TASK DIRECTIONS: Pictures do not belong in your copy. Repeat all the other data exactly.

⟨

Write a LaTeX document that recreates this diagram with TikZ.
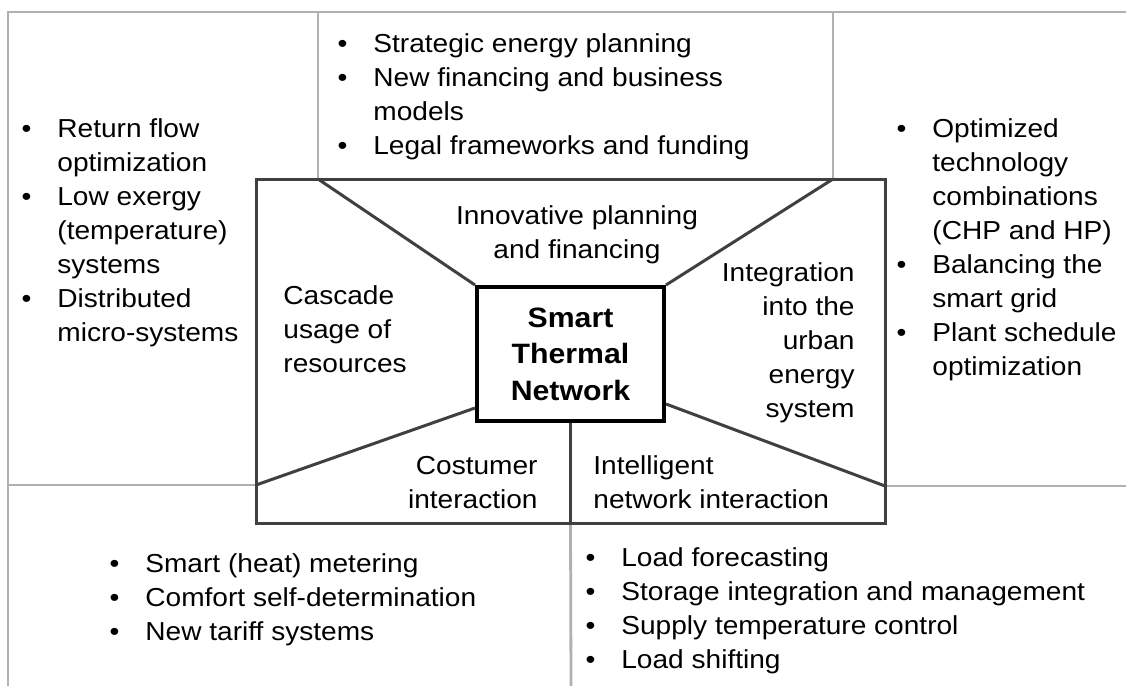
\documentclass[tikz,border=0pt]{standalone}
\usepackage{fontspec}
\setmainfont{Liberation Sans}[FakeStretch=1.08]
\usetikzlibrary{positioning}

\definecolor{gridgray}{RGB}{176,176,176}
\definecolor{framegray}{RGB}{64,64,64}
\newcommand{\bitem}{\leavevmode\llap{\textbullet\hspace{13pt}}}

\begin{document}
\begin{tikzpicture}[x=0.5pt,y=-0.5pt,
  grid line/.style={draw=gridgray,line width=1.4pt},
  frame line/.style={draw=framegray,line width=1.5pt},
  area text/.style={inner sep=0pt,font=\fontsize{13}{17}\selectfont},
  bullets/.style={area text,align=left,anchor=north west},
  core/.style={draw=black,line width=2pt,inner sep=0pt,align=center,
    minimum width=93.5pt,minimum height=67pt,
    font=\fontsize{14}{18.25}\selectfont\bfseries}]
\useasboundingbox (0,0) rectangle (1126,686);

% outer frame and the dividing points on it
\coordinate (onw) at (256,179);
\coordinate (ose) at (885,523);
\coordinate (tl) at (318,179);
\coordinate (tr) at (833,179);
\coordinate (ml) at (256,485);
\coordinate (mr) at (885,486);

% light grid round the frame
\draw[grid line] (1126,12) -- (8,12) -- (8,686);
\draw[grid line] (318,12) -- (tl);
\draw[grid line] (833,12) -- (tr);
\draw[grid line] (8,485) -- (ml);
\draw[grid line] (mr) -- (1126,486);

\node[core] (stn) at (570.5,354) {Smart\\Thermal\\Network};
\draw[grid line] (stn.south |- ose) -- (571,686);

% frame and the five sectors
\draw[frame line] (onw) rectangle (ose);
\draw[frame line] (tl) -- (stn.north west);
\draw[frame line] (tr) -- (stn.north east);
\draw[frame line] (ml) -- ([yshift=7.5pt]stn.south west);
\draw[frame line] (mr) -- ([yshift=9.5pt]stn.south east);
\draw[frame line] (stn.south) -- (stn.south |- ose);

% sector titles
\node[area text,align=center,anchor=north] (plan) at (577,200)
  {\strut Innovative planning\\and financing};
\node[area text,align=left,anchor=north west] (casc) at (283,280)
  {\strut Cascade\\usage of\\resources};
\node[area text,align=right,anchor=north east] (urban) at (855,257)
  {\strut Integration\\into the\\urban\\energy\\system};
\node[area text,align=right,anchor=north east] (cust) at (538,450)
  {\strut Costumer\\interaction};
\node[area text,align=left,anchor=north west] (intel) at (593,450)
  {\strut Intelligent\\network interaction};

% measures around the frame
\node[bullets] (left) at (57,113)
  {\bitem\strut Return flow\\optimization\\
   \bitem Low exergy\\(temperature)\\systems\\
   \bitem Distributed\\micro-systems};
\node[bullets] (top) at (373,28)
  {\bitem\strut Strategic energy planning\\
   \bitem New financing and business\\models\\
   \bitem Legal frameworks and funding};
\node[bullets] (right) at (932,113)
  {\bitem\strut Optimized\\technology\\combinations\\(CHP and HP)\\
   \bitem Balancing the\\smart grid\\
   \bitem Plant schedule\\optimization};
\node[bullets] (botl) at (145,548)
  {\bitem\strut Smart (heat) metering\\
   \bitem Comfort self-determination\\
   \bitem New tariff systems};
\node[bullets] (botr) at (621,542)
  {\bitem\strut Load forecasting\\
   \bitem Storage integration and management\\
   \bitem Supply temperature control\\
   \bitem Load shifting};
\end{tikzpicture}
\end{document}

⟩

FINAL RESULT:
Write a LaTeX document that recreates this diagram with TikZ.
\documentclass[tikz,border=0pt]{standalone}
\usepackage{fontspec}
\setmainfont{Liberation Sans}[FakeStretch=1.08]
\usetikzlibrary{positioning}

\definecolor{gridgray}{RGB}{176,176,176}
\definecolor{framegray}{RGB}{64,64,64}
\newcommand{\bitem}{\leavevmode\llap{\textbullet\hspace{13pt}}}

\begin{document}
\begin{tikzpicture}[x=0.5pt,y=-0.5pt,
  grid line/.style={draw=gridgray,line width=1.4pt},
  frame line/.style={draw=framegray,line width=1.5pt},
  area text/.style={inner sep=0pt,font=\fontsize{13}{17}\selectfont},
  bullets/.style={area text,align=left,anchor=north west},
  core/.style={draw=black,line width=2pt,inner sep=0pt,align=center,
    minimum width=93.5pt,minimum height=67pt,
    font=\fontsize{14}{18.25}\selectfont\bfseries}]
\useasboundingbox (0,0) rectangle (1126,686);

% outer frame and the dividing points on it
\coordinate (onw) at (256,179);
\coordinate (ose) at (885,523);
\coordinate (tl) at (318,179);
\coordinate (tr) at (833,179);
\coordinate (ml) at (256,485);
\coordinate (mr) at (885,486);

% light grid round the frame
\draw[grid line] (1126,12) -- (8,12) -- (8,686);
\draw[grid line] (318,12) -- (tl);
\draw[grid line] (833,12) -- (tr);
\draw[grid line] (8,485) -- (ml);
\draw[grid line] (mr) -- (1126,486);

\node[core] (stn) at (570.5,354) {Smart\\Thermal\\Network};
\draw[grid line] (stn.south |- ose) -- (571,686);

% frame and the five sectors
\draw[frame line] (onw) rectangle (ose);
\draw[frame line] (tl) -- (stn.north west);
\draw[frame line] (tr) -- (stn.north east);
\draw[frame line] (ml) -- ([yshift=7.5pt]stn.south west);
\draw[frame line] (mr) -- ([yshift=9.5pt]stn.south east);
\draw[frame line] (stn.south) -- (stn.south |- ose);

% sector titles
\node[area text,align=center,anchor=north] (plan) at (577,200)
  {\strut Innovative planning\\and financing};
\node[area text,align=left,anchor=north west] (casc) at (283,280)
  {\strut Cascade\\usage of\\resources};
\node[area text,align=right,anchor=north east] (urban) at (855,257)
  {\strut Integration\\into the\\urban\\energy\\system};
\node[area text,align=right,anchor=north east] (cust) at (538,450)
  {\strut Costumer\\interaction};
\node[area text,align=left,anchor=north west] (intel) at (593,450)
  {\strut Intelligent\\network interaction};

% measures around the frame
\node[bullets] (left) at (57,113)
  {\bitem\strut Return flow\\optimization\\
   \bitem Low exergy\\(temperature)\\systems\\
   \bitem Distributed\\micro-systems};
\node[bullets] (top) at (373,28)
  {\bitem\strut Strategic energy planning\\
   \bitem New financing and business\\models\\
   \bitem Legal frameworks and funding};
\node[bullets] (right) at (932,113)
  {\bitem\strut Optimized\\technology\\combinations\\(CHP and HP)\\
   \bitem Balancing the\\smart grid\\
   \bitem Plant schedule\\optimization};
\node[bullets] (botl) at (145,548)
  {\bitem\strut Smart (heat) metering\\
   \bitem Comfort self-determination\\
   \bitem New tariff systems};
\node[bullets] (botr) at (621,542)
  {\bitem\strut Load forecasting\\
   \bitem Storage integration and management\\
   \bitem Supply temperature control\\
   \bitem Load shifting};
\end{tikzpicture}
\end{document}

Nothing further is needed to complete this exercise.